Some perennial weeds will be killed in a hot heap; avoid really persistent horrors such as celandine, bulbous buttercup, ground elder and bindweed. Don’t burn or dump these weeds – they are rich in plant foods. Mix with grass mowings in a plastic sack. Tie it up and leave for a few months until the weeds are no longer recognisable, then add to the compost heap.
Weed seeds may survive a cool heap, but should be killed in a hot one. If your compost tends to grow weeds, dig it in rather than spreading it on the soil surface.
Chop or shred tough prunings and clippings from evergreen hedges before adding to a mixed compost heap. Compost large quantities separately; even unshredded they will rot eventually. Mix with grass or other activating material; water well. Tread down the heap, then cover. In anything from a few months to years you will have a coarse mulch which can be used on perennial beds.

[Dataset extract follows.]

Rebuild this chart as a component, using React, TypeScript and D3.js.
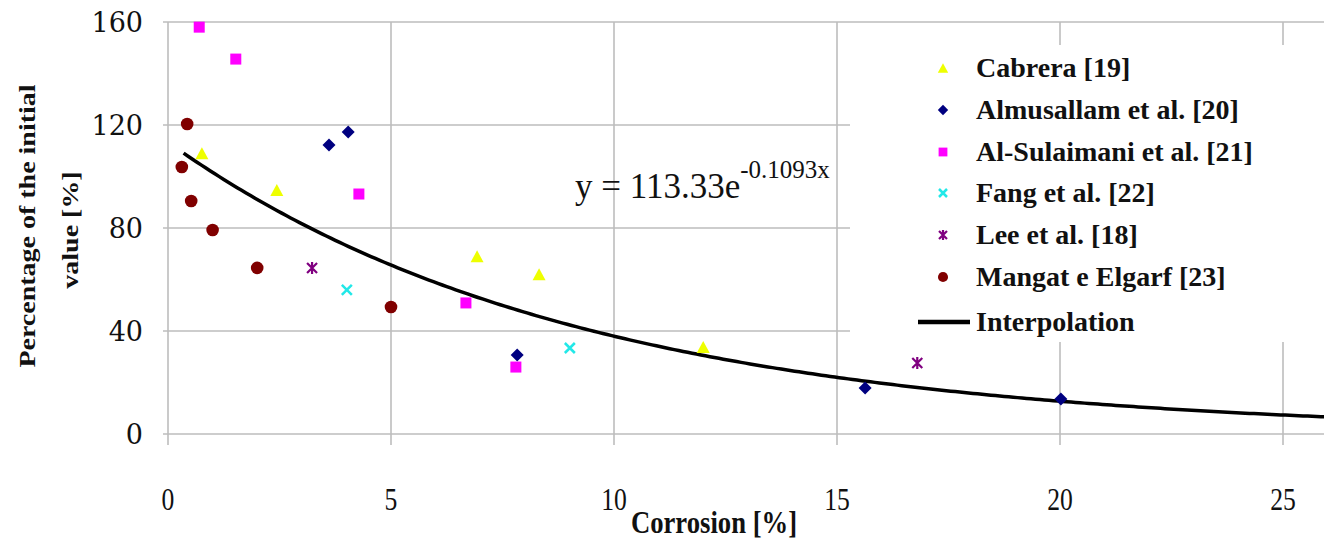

Strawy horse and cattle manure composts well. Keep a sack on hand to bulk up other ingredients. Manure mixed with wood shavings should be left to rot until the shavings are no longer visible. If it is dry, water well and mix with grass mowings, poultry manure or other activating material. When rotted use as a surface mulch. Wood shavings incorporated into the soil can lock up soil nitrogen, making it unavailable for plants for a year or more.
Small pets, like hamsters, don’t produce many droppings but you can still use their waste as a strawy addition to the compost heap. Guinea pigs are marvellous – they love eating weeds and convert them quickly to prime compost material
Newspaper can be added to a compost heap, but in any quantity it should go for recycling into more paper. Cardboard, paper towels and other paper items can be scrumpled up and composted. They are particularly useful where kitchen scraps make up a high proportion of the compost ingredients. Avoid glossy paper and colour print.